Lo scenario di blocco navale è considerato dagli analisti militari cinesi come il perno di un’ipotetica “riunificazione intelligente”. Il riferimento è quanto avvenne tra il 29 novembre 1948 e il 31 gennaio 1949 a Pechino, quando le forze comuniste circondarono quelle nazionaliste. Un lento accerchiamento, fatto di poco sangue e paziente attesa. Passano le settimane. E alla fine i comandanti nazionalisti escono dalle mura di quella che sarebbe diventata la capitale della nuova Repubblica Popolare Cinese. Si arrendono e la città viene liberata in modo pacifico.
Taiwan potrebbe essere vulnerabile a un blocco navale prolungato anche per la dipendenza quasi totale dalle importazioni per il suo approvvigionamento energetico. Una messa “in quarantena” potrebbe far esaurire le riserve nel giro di tre settimane.
Quanto dureranno le esercitazioni?
Da capire la durata delle esercitazioni, che a differenza dei precedenti non è stata annunciata. Al di là della retorica bellicista, forte come sempre, da cogliere eventuali elementi di novità. Va fatta attenzione a eventuali incursioni oltre il “confine” delle 24 miglia nautiche dalle coste, che segna l’ingresso nelle acque contigue dell’isola principale di Taiwan. Sinora è stato lambito, ma mai valicato. Significativo invece l’impiego diffuso della guardia costiera, impegnata con diversi gruppi di navi a circumnavigare l’isola principale di Taiwan e le sue isole minori, a partire dall’arcipelago di Matsu, che si trova a soli circa 15 chilometri dalle coste del Fujian cinese. Qui, la guardia costiera di Taipei ha allontanato quattro imbarcazioni di Pechino che si erano avvicinate troppo.

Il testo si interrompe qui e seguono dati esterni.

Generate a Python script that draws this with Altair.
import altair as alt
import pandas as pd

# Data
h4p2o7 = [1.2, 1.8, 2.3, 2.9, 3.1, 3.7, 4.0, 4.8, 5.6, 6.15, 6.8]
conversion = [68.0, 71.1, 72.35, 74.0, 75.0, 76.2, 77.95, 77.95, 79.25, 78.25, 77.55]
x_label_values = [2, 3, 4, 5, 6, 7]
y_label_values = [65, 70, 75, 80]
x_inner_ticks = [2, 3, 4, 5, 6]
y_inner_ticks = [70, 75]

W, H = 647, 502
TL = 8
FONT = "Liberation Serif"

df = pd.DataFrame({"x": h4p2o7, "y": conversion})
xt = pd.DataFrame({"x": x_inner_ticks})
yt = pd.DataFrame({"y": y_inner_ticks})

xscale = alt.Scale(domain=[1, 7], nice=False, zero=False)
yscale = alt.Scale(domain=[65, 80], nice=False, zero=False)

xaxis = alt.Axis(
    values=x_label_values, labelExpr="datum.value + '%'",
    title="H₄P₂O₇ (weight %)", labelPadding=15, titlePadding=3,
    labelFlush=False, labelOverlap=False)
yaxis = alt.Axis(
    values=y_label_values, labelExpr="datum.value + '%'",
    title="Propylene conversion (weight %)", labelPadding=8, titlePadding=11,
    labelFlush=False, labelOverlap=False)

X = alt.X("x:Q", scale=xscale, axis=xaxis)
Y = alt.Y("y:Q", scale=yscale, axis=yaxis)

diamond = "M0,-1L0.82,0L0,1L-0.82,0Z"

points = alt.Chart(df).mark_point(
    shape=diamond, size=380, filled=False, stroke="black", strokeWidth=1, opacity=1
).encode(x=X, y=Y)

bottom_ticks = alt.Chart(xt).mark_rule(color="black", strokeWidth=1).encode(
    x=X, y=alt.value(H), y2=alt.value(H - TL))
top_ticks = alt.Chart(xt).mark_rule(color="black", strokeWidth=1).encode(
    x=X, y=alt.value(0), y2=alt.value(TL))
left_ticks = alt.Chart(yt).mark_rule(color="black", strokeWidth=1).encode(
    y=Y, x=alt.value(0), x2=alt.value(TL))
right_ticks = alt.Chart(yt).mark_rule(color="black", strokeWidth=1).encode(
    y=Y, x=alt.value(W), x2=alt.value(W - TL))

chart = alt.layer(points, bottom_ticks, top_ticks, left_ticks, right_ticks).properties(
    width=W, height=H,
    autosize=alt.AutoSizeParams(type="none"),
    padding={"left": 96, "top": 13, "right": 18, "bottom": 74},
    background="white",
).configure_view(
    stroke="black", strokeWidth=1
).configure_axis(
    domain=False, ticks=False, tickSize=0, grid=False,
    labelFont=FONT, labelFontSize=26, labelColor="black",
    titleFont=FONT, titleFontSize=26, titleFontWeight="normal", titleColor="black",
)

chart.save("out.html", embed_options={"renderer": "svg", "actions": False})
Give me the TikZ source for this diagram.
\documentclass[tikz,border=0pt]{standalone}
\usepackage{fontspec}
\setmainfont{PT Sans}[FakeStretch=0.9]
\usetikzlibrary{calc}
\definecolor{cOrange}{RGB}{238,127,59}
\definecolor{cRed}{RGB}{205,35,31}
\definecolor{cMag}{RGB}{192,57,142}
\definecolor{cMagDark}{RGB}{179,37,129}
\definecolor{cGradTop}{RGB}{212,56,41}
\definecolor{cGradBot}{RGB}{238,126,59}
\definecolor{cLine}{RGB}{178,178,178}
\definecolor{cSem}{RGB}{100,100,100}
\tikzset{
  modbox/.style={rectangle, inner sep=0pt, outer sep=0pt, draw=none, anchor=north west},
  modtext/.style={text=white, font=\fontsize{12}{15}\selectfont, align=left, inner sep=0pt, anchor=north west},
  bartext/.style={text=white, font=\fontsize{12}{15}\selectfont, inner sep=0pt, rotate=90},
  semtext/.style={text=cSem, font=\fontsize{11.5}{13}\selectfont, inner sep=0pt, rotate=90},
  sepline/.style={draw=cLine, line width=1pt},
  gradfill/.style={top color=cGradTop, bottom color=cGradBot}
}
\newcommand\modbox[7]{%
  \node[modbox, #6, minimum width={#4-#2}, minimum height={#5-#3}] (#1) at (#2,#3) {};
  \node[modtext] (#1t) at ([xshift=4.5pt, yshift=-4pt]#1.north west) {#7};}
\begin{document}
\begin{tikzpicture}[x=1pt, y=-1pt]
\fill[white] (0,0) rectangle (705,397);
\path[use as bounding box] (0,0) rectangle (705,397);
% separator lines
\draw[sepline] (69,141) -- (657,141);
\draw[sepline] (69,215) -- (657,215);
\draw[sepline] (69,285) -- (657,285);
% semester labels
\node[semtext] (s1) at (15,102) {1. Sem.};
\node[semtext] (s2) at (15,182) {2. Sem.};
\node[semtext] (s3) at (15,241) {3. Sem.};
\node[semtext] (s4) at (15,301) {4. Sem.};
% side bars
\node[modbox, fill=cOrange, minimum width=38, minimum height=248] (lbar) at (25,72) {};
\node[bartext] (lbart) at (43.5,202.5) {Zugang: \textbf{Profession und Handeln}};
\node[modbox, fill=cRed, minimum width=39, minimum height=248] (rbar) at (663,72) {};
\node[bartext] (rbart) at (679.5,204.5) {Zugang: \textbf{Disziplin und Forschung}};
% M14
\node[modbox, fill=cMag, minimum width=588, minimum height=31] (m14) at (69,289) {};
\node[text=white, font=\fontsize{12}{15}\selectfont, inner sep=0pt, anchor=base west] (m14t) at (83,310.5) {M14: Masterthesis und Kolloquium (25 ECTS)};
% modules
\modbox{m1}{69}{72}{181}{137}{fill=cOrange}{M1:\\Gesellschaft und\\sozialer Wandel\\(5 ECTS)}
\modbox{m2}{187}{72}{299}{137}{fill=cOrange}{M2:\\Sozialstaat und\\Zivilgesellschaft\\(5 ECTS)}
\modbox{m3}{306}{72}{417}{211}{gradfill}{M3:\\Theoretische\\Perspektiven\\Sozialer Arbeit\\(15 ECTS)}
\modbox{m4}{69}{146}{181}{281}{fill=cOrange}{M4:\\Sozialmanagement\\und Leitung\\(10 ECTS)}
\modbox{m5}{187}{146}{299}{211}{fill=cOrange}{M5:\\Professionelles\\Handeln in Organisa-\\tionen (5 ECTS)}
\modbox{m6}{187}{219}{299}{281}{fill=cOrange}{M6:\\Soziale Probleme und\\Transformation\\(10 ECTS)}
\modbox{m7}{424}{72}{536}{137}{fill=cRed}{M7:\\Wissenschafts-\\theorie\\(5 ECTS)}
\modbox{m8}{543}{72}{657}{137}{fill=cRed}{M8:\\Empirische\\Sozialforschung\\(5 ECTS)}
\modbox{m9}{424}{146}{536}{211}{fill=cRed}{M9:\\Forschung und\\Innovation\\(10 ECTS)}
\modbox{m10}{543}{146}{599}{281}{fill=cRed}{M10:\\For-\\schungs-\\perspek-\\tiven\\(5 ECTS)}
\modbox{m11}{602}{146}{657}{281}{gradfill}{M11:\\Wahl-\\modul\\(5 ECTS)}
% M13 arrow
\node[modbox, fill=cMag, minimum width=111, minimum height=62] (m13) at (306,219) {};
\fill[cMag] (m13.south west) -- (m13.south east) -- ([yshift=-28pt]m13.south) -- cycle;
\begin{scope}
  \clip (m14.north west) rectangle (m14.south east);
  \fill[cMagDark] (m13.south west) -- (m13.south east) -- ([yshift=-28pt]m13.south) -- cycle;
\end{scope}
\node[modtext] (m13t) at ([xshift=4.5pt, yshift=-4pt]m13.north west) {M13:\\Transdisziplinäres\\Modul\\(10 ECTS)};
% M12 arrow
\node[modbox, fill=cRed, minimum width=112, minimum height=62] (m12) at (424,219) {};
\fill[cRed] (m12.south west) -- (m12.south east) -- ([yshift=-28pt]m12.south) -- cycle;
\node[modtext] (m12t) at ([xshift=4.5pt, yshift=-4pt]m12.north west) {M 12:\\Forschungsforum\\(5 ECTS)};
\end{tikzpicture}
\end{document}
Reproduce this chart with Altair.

Non c’è la sensazione che ci sia una volontà di confronto imminente, ma è chiaro che un maggiore dispiego militare porta con sé anche maggiori rischi di incidenti non calcolati, passibili di essere utilizzati come casus belli. Nel futuro prossimo, inoltre, sono prevedibili nuove turbolenze, vista la prassi che è stata fissata con la presidenza Lai. Qualora (come accaduto regolarmente in passato) il leader taiwanese svolgesse nuovi transiti negli Stati Uniti, ci si possono aspettare scossoni anche più forti di quello di questi giorni. Mentre lo status quo continua a erodersi.